• _YOUR TASK_
Copy everything in the listing below word for word, apart from any images.

□ □ □ □ □

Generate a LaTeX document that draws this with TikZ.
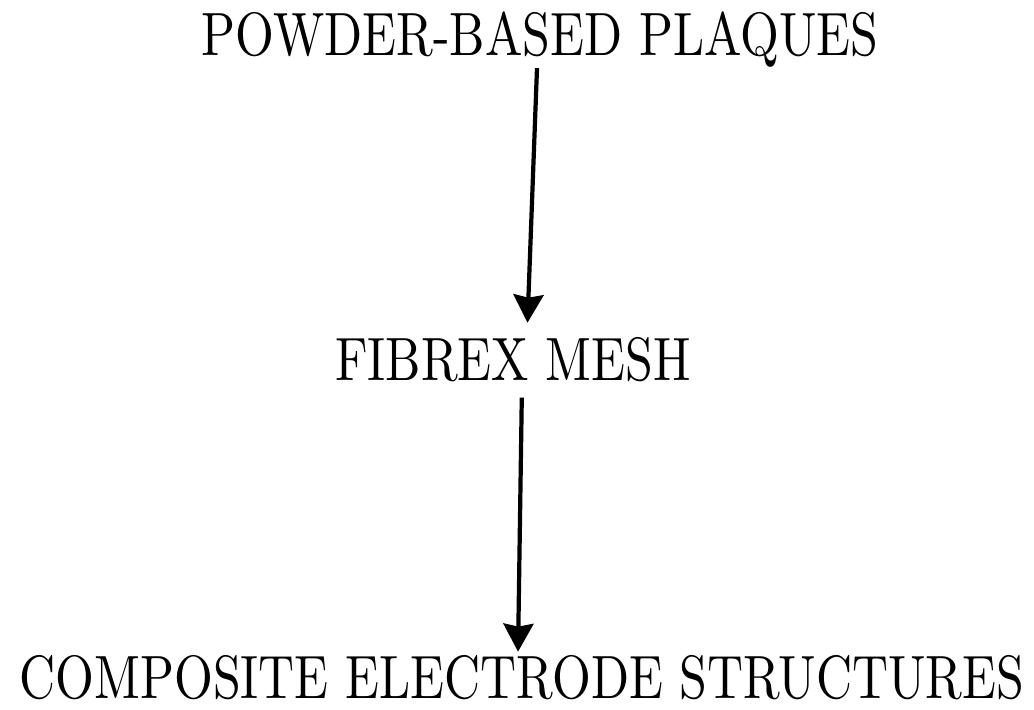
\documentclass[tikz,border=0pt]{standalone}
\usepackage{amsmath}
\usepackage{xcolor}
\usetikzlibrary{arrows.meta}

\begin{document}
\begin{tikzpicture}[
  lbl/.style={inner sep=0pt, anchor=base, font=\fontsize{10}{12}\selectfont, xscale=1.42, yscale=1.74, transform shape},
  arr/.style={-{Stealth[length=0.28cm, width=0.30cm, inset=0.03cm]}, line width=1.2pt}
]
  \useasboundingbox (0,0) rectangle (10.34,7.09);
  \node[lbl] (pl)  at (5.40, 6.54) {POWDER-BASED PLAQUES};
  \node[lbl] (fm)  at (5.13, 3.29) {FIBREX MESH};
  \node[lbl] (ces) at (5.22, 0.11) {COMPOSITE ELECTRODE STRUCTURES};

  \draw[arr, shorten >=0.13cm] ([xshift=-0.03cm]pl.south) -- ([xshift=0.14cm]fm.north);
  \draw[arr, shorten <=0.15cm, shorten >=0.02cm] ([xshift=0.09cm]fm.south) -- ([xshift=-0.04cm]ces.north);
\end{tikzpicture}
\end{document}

□ □ □ □ □

• _RESPONSE TO THE EXERCISE_
Generate a LaTeX document that draws this with TikZ.
\documentclass[tikz,border=0pt]{standalone}
\usepackage{amsmath}
\usepackage{xcolor}
\usetikzlibrary{arrows.meta}

\begin{document}
\begin{tikzpicture}[
  lbl/.style={inner sep=0pt, anchor=base, font=\fontsize{10}{12}\selectfont, xscale=1.42, yscale=1.74, transform shape},
  arr/.style={-{Stealth[length=0.28cm, width=0.30cm, inset=0.03cm]}, line width=1.2pt}
]
  \useasboundingbox (0,0) rectangle (10.34,7.09);
  \node[lbl] (pl)  at (5.40, 6.54) {POWDER-BASED PLAQUES};
  \node[lbl] (fm)  at (5.13, 3.29) {FIBREX MESH};
  \node[lbl] (ces) at (5.22, 0.11) {COMPOSITE ELECTRODE STRUCTURES};

  \draw[arr, shorten >=0.13cm] ([xshift=-0.03cm]pl.south) -- ([xshift=0.14cm]fm.north);
  \draw[arr, shorten <=0.15cm, shorten >=0.02cm] ([xshift=0.09cm]fm.south) -- ([xshift=-0.04cm]ces.north);
\end{tikzpicture}
\end{document}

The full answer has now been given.